(Raw records)
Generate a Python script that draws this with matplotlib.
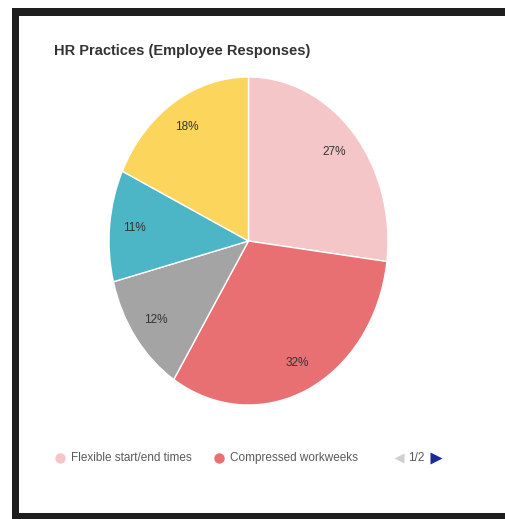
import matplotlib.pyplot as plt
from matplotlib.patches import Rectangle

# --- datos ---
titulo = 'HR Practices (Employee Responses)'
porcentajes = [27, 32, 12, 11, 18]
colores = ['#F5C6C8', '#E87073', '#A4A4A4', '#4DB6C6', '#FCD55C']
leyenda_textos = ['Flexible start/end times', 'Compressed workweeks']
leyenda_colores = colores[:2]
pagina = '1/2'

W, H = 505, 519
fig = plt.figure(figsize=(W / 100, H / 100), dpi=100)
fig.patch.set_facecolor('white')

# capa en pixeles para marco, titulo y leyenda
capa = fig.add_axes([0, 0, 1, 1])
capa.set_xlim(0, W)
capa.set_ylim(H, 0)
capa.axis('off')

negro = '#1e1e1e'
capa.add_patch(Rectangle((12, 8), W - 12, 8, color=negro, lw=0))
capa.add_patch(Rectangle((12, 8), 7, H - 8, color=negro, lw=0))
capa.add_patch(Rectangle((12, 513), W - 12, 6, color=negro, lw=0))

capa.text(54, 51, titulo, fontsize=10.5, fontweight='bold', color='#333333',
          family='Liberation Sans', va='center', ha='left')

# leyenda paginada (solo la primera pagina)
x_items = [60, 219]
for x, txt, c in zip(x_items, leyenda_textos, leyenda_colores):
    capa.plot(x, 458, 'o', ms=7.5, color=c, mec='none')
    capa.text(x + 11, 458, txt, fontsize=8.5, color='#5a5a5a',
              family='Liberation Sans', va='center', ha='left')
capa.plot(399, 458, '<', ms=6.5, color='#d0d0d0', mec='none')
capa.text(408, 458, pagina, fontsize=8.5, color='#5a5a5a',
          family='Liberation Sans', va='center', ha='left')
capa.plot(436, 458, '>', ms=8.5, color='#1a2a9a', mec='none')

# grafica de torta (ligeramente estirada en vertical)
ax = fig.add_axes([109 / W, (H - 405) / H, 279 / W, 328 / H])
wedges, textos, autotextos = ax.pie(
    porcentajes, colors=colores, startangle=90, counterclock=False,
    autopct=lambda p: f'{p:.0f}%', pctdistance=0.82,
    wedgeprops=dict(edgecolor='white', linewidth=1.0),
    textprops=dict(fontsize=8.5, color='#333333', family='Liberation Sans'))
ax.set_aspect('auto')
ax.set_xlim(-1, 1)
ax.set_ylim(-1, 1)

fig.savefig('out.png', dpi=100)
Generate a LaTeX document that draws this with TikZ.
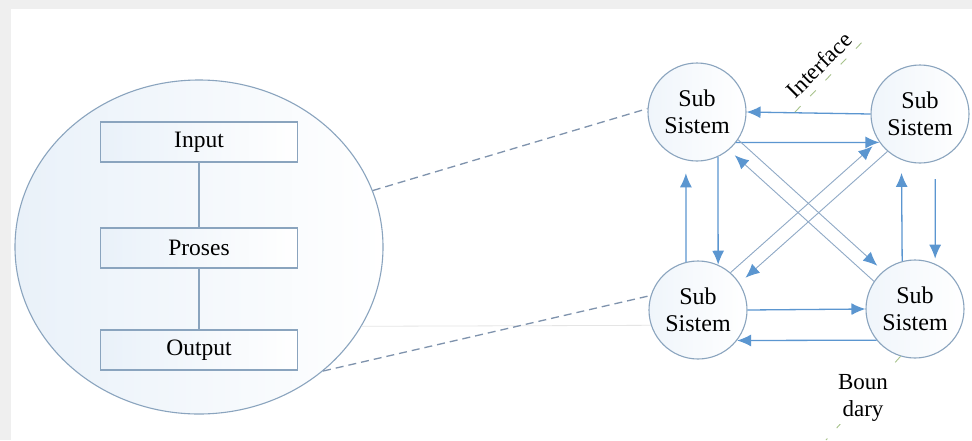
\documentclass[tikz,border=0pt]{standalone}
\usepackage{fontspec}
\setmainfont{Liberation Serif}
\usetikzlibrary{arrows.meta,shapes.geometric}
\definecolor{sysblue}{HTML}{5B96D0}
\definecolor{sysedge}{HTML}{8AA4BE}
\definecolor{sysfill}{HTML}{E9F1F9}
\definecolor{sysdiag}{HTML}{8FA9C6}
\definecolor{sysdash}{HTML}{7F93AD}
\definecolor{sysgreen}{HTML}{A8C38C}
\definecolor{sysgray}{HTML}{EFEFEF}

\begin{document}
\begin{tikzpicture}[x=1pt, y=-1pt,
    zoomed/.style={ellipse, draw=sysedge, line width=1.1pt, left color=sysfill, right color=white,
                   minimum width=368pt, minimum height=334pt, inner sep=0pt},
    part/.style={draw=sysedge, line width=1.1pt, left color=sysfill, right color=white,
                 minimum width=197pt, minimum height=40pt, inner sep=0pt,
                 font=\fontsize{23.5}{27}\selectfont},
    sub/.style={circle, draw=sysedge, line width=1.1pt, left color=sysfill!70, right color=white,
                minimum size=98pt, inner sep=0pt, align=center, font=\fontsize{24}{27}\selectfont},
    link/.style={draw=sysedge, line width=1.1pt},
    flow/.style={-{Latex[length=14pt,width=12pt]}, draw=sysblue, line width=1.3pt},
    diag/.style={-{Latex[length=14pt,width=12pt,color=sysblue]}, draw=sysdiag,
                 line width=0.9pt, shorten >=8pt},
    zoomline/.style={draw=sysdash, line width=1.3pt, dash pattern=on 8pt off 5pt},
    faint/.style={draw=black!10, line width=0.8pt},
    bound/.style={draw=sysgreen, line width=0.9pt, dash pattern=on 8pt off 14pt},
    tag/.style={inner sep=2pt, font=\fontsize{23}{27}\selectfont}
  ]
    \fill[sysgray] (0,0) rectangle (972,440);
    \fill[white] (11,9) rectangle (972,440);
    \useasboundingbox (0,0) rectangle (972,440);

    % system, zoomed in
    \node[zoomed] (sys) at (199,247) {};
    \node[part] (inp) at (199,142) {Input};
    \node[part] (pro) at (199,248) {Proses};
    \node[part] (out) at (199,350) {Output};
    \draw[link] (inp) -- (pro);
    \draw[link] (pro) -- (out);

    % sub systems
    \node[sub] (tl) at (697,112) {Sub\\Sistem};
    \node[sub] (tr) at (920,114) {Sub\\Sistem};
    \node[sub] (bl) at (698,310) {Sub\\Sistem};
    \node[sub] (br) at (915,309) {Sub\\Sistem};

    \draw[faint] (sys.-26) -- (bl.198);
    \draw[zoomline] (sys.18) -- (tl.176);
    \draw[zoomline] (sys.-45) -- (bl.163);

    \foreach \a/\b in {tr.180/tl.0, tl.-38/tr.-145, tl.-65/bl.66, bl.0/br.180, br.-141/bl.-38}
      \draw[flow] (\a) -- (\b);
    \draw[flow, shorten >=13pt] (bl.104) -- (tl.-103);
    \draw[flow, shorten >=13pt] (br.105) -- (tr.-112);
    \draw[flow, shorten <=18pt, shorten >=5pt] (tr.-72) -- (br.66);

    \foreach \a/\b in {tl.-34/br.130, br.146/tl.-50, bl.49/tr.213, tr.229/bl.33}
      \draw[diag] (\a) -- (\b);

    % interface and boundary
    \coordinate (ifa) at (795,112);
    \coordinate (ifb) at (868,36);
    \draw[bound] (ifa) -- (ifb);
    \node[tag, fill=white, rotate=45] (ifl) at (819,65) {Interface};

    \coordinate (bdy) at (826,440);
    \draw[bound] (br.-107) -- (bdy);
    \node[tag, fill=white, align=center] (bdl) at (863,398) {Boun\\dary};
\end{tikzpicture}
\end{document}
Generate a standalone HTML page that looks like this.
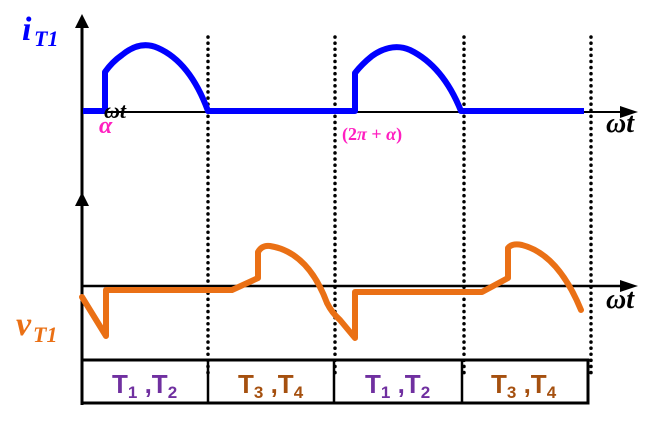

| WRITTEN TASK |
Report all lines of the data that include the word "HTML".

| PROBLEM SOLUTION |
\definecolor{sysblue}{HTML}{5B96D0}
\definecolor{sysedge}{HTML}{8AA4BE}
\definecolor{sysfill}{HTML}{E9F1F9}
\definecolor{sysdiag}{HTML}{8FA9C6}
\definecolor{sysdash}{HTML}{7F93AD}
\definecolor{sysgreen}{HTML}{A8C38C}
\definecolor{sysgray}{HTML}{EFEFEF}
Generate a standalone HTML page that looks like this.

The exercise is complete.